*WHAT THE EXERCISE ASKS*
Reproduce each line exactly. Skip none.

*RECORDED INFORMATION*

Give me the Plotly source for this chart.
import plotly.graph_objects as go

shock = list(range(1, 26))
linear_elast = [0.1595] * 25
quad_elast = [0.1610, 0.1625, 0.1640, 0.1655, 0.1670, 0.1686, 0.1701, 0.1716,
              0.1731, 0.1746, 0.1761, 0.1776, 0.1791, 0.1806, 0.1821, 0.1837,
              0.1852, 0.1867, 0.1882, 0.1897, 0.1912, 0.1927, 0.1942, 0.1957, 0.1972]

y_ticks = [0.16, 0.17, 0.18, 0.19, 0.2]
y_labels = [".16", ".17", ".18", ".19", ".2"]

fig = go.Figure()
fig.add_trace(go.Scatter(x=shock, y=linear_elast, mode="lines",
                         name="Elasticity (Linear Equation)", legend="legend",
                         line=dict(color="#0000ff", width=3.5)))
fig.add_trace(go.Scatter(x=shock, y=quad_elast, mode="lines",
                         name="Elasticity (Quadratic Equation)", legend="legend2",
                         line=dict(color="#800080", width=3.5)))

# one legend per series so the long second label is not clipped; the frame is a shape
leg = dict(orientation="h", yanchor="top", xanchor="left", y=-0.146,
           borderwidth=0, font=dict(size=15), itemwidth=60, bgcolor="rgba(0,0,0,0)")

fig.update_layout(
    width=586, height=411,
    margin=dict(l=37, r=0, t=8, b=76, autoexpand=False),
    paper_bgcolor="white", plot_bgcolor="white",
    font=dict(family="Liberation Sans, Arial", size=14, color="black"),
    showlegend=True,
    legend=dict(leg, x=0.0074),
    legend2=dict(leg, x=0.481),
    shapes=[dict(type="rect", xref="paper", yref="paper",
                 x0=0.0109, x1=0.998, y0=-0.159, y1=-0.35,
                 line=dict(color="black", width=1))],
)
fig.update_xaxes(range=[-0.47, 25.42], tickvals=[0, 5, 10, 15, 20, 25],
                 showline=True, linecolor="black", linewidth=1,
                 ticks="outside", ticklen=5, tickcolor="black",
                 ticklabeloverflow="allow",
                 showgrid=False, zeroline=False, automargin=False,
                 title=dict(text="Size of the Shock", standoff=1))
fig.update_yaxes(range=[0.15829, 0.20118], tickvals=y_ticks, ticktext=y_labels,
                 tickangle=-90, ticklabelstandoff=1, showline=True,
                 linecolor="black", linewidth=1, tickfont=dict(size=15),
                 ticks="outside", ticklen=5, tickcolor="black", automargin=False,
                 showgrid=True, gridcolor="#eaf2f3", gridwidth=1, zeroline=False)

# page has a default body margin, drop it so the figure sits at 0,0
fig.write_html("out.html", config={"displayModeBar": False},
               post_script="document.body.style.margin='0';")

*FULL OUTPUT*
Give me the Plotly source for this chart.
import plotly.graph_objects as go

shock = list(range(1, 26))
linear_elast = [0.1595] * 25
quad_elast = [0.1610, 0.1625, 0.1640, 0.1655, 0.1670, 0.1686, 0.1701, 0.1716,
              0.1731, 0.1746, 0.1761, 0.1776, 0.1791, 0.1806, 0.1821, 0.1837,
              0.1852, 0.1867, 0.1882, 0.1897, 0.1912, 0.1927, 0.1942, 0.1957, 0.1972]

y_ticks = [0.16, 0.17, 0.18, 0.19, 0.2]
y_labels = [".16", ".17", ".18", ".19", ".2"]

fig = go.Figure()
fig.add_trace(go.Scatter(x=shock, y=linear_elast, mode="lines",
                         name="Elasticity (Linear Equation)", legend="legend",
                         line=dict(color="#0000ff", width=3.5)))
fig.add_trace(go.Scatter(x=shock, y=quad_elast, mode="lines",
                         name="Elasticity (Quadratic Equation)", legend="legend2",
                         line=dict(color="#800080", width=3.5)))

# one legend per series so the long second label is not clipped; the frame is a shape
leg = dict(orientation="h", yanchor="top", xanchor="left", y=-0.146,
           borderwidth=0, font=dict(size=15), itemwidth=60, bgcolor="rgba(0,0,0,0)")

fig.update_layout(
    width=586, height=411,
    margin=dict(l=37, r=0, t=8, b=76, autoexpand=False),
    paper_bgcolor="white", plot_bgcolor="white",
    font=dict(family="Liberation Sans, Arial", size=14, color="black"),
    showlegend=True,
    legend=dict(leg, x=0.0074),
    legend2=dict(leg, x=0.481),
    shapes=[dict(type="rect", xref="paper", yref="paper",
                 x0=0.0109, x1=0.998, y0=-0.159, y1=-0.35,
                 line=dict(color="black", width=1))],
)
fig.update_xaxes(range=[-0.47, 25.42], tickvals=[0, 5, 10, 15, 20, 25],
                 showline=True, linecolor="black", linewidth=1,
                 ticks="outside", ticklen=5, tickcolor="black",
                 ticklabeloverflow="allow",
                 showgrid=False, zeroline=False, automargin=False,
                 title=dict(text="Size of the Shock", standoff=1))
fig.update_yaxes(range=[0.15829, 0.20118], tickvals=y_ticks, ticktext=y_labels,
                 tickangle=-90, ticklabelstandoff=1, showline=True,
                 linecolor="black", linewidth=1, tickfont=dict(size=15),
                 ticks="outside", ticklen=5, tickcolor="black", automargin=False,
                 showgrid=True, gridcolor="#eaf2f3", gridwidth=1, zeroline=False)

# page has a default body margin, drop it so the figure sits at 0,0
fig.write_html("out.html", config={"displayModeBar": False},
               post_script="document.body.style.margin='0';")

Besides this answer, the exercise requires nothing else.